Menurut Imam Syafi’i tidak diperbolehkan karena hal tersebut membantu dalam melakukan maksiat.
Hal ini seperti yang diterangkan dalam kitab Fathul Muin
وَكَذَا بَيْعُ نَحْوِ الْمِسْكِ لِكَافِرٍ يَشْتَرِي لِتَطْيِيبِ الصَّنَمِ، وَالْحَيَوَانِ لِكَافِرٍ عَلِمَ أَنَّهُ يَأْكُلُهُ بِلَا ذَبْحٍ، لِأَنَّ الْأَصَحَّ أَنْ الْكَافِرِينَ مُخَاطَبُونَ بِفُرُوعِ الشَّارِعَةِ كَالْمُسْلِمِينَ عِندَنَا، خِلَافًا لِأَبِي حَنِيفَةَ – رَضِيَ اللَّهُ تَعَالَى عَنْهُ – فَلَا يَجُوزُ الإَعَانَةُ عَلَيْهِمَا، وَنَحْوِ ذَلِكَ مِنْ كُلِّ تَصَرُّفٍ يُؤَدِّي إِلَى مَعْصِيَةٍ يَقِينًا أَوْ ظَنًّا، وَمَعَ ذَلِكَ يَصِحُّ الْبَيْعُ
Artinya: ”Begitu pula haram hukumnya, menjual semisal minyak kasturi kepada seorang kafir yang membeli untuk digunakan dalam pemujaan berhala, atau menjual hewan kepada seorang kafir yang diketahui akan memakannya tanpa disembelih, karena pendapat yang lebih kuat adalah bahwa orang kafir juga diperintahkan untuk mengikuti cabang-cabang syariat seperti halnya umat Islam, berbeda dengan pendapat Abu Hanifah, semoga Allah meridhoinya. Oleh karena itu, tidak diperbolehkan untuk membantu mereka dalam hal ini, dan hal serupa yang mengarah pada perbuatan dosa, baik maksiat itu pasti dilakukan hanya dugaan, meskipun jual beli tersebut sah secara hukum.” (Fathul Mu’in, 326)
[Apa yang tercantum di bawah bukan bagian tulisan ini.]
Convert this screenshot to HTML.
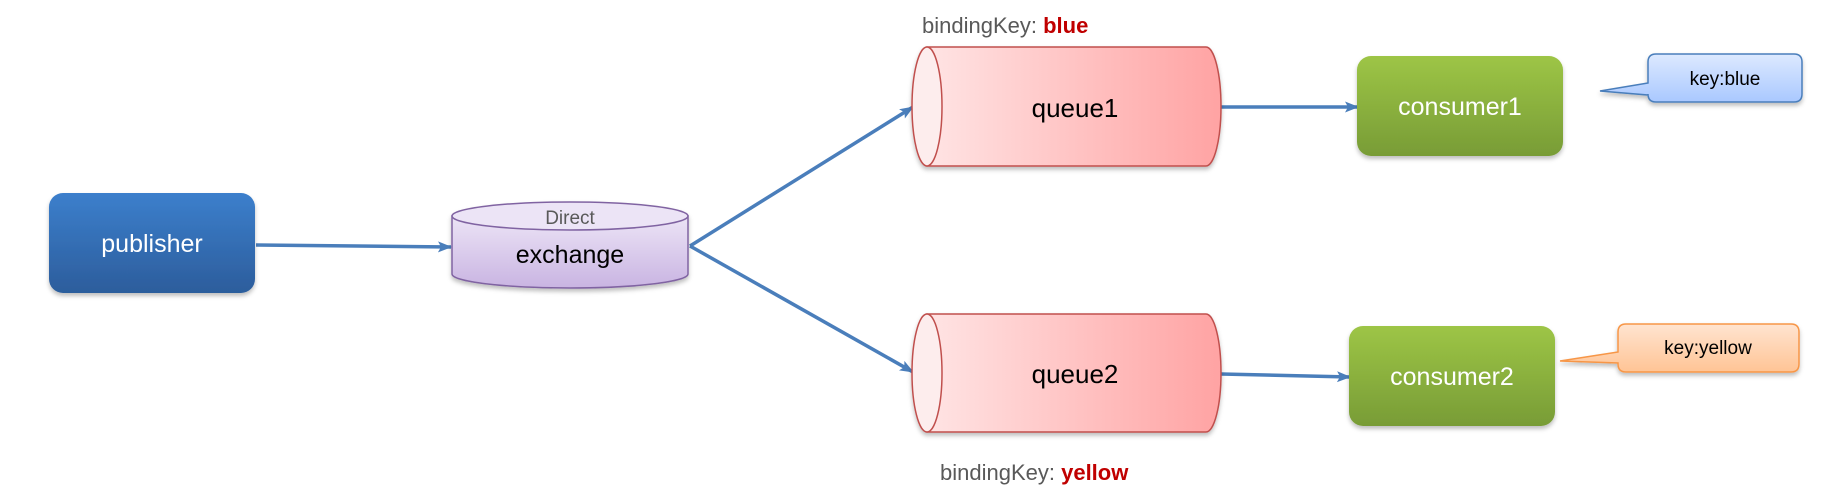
<!DOCTYPE html>
<html><head><meta charset="utf-8"><style>
html,body{margin:0;padding:0;background:#fff;}
svg{display:block;}
text{font-family:"Liberation Sans",sans-serif;}
</style></head><body>
<svg width="1838" height="501" viewBox="0 0 1838 501" xmlns="http://www.w3.org/2000/svg">
<defs>
<linearGradient id="pub" x1="0" y1="0" x2="0" y2="1"><stop offset="0" stop-color="#3c7fcc"/><stop offset="1" stop-color="#2c5d9c"/></linearGradient>
<linearGradient id="exg" x1="0" y1="0" x2="0" y2="1"><stop offset="0" stop-color="#ece4f6"/><stop offset="1" stop-color="#c9b4e2"/></linearGradient>
<linearGradient id="q" x1="0" y1="0" x2="1" y2="0"><stop offset="0" stop-color="#ffe4e4"/><stop offset="1" stop-color="#ffa3a3"/></linearGradient>
<linearGradient id="con" x1="0" y1="0" x2="0" y2="1"><stop offset="0" stop-color="#9dc546"/><stop offset="1" stop-color="#789c36"/></linearGradient>
<linearGradient id="kb" x1="0" y1="0" x2="0" y2="1"><stop offset="0" stop-color="#dde9ff"/><stop offset="1" stop-color="#a9c8ff"/></linearGradient>
<linearGradient id="ky" x1="0" y1="0" x2="0" y2="1"><stop offset="0" stop-color="#ffe4d0"/><stop offset="1" stop-color="#ffc495"/></linearGradient>
<marker id="ah" markerWidth="14" markerHeight="14" refX="13" refY="7" orient="auto" markerUnits="userSpaceOnUse"><path d="M0,1.5 L14,7 L0,12.5 L3,7 Z" fill="#4a7ebb"/></marker>
<filter id="sh" x="-10%" y="-10%" width="120%" height="130%"><feDropShadow dx="0" dy="3" stdDeviation="2" flood-color="#000" flood-opacity="0.25"/></filter>
</defs>

<g stroke="#4a7ebb" stroke-width="3.5" fill="none" marker-end="url(#ah)">
<line x1="256" y1="245" x2="451" y2="247"/>
<line x1="690" y1="246" x2="913" y2="107"/>
<line x1="690" y1="246" x2="913" y2="372"/>
<line x1="1221" y1="107" x2="1358" y2="107"/>
<line x1="1221" y1="374" x2="1350" y2="377"/>
</g>

<rect x="49" y="193" width="206" height="100" rx="14" fill="url(#pub)" filter="url(#sh)"/>
<text x="152" y="252" font-size="25" fill="#fff" text-anchor="middle">publisher</text>

<g filter="url(#sh)">
<path d="M452,216 V274 A118,14 0 0 0 688,274 V216 Z" fill="url(#exg)" stroke="#8064a2" stroke-width="1.5"/>
<ellipse cx="570" cy="216" rx="118" ry="14" fill="#ece4f6" stroke="#8064a2" stroke-width="1.5"/>
</g>
<text x="570" y="224" font-size="19" fill="#595959" text-anchor="middle">Direct</text>
<text x="570" y="263" font-size="25" fill="#000" text-anchor="middle">exchange</text>

<g filter="url(#sh)">
<path d="M927,47 H1206 A15,59.5 0 0 1 1206,166 H927 Z" fill="url(#q)" stroke="#c0504d" stroke-width="1.5"/>
<ellipse cx="927" cy="106.5" rx="15" ry="59.5" fill="#fdeded" stroke="#c0504d" stroke-width="1.5"/>
</g>
<text x="1075" y="117" font-size="26" fill="#000" text-anchor="middle">queue1</text>
<text x="922" y="33" font-size="22" fill="#595959">bindingKey: <tspan fill="#c00000" font-weight="bold">blue</tspan></text>

<g filter="url(#sh)">
<path d="M927,314 H1206 A15,59 0 0 1 1206,432 H927 Z" fill="url(#q)" stroke="#c0504d" stroke-width="1.5"/>
<ellipse cx="927" cy="373" rx="15" ry="59" fill="#fdeded" stroke="#c0504d" stroke-width="1.5"/>
</g>
<text x="1075" y="383" font-size="26" fill="#000" text-anchor="middle">queue2</text>
<text x="940" y="480" font-size="22" fill="#595959">bindingKey: <tspan fill="#c00000" font-weight="bold">yellow</tspan></text>

<rect x="1357" y="56" width="206" height="100" rx="14" fill="url(#con)" filter="url(#sh)"/>
<text x="1460" y="115" font-size="25" fill="#fff" text-anchor="middle">consumer1</text>
<rect x="1349" y="326" width="206" height="100" rx="14" fill="url(#con)" filter="url(#sh)"/>
<text x="1452" y="385" font-size="25" fill="#fff" text-anchor="middle">consumer2</text>

<path d="M1656,54 H1794 Q1802,54 1802,62 V94 Q1802,102 1794,102 H1656 Q1648,102 1648,94 V95 L1600,91 L1648,83 V62 Q1648,54 1656,54 Z" fill="url(#kb)" stroke="#4a7ebb" stroke-width="1.5" filter="url(#sh)"/>
<text x="1725" y="85" font-size="19" fill="#000" text-anchor="middle">key:blue</text>
<path d="M1626,324 H1791 Q1799,324 1799,332 V364 Q1799,372 1791,372 H1626 Q1618,372 1618,364 V363 L1560,361 L1618,352 V332 Q1618,324 1626,324 Z" fill="url(#ky)" stroke="#f79646" stroke-width="1.5" filter="url(#sh)"/>
<text x="1708" y="354" font-size="19" fill="#000" text-anchor="middle">key:yellow</text>
</svg>
</body></html>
Terdapat beberapa solusi jika memang mengikut pendapat Imam Syafi’i ini:
- Menutup toko pada saat ada event hari raya agama lain.
Sebenarnya tidak diperbolehkan hanya untuk orang yang kafir ditakutkan akan digunakan untuk merayakan hari rayanya tersebut.
Contoh penjual anggur yang ditakutkan nantinya jika orang yang membeli adalah non-muslim digunakan untuk membuat minuman memabukkan.
- Menghindari orang-orang muslim yang akan mengkuti kostum-kostum orang kafir
Dalam hal ini memang benar yang membeli adalah orang muslim, tetapi digunakannya untuk mengikuti gaya orang kafir.
Baik itu hanya untuk membuat konten ataupun memang merayakannya bersama orang non muslim.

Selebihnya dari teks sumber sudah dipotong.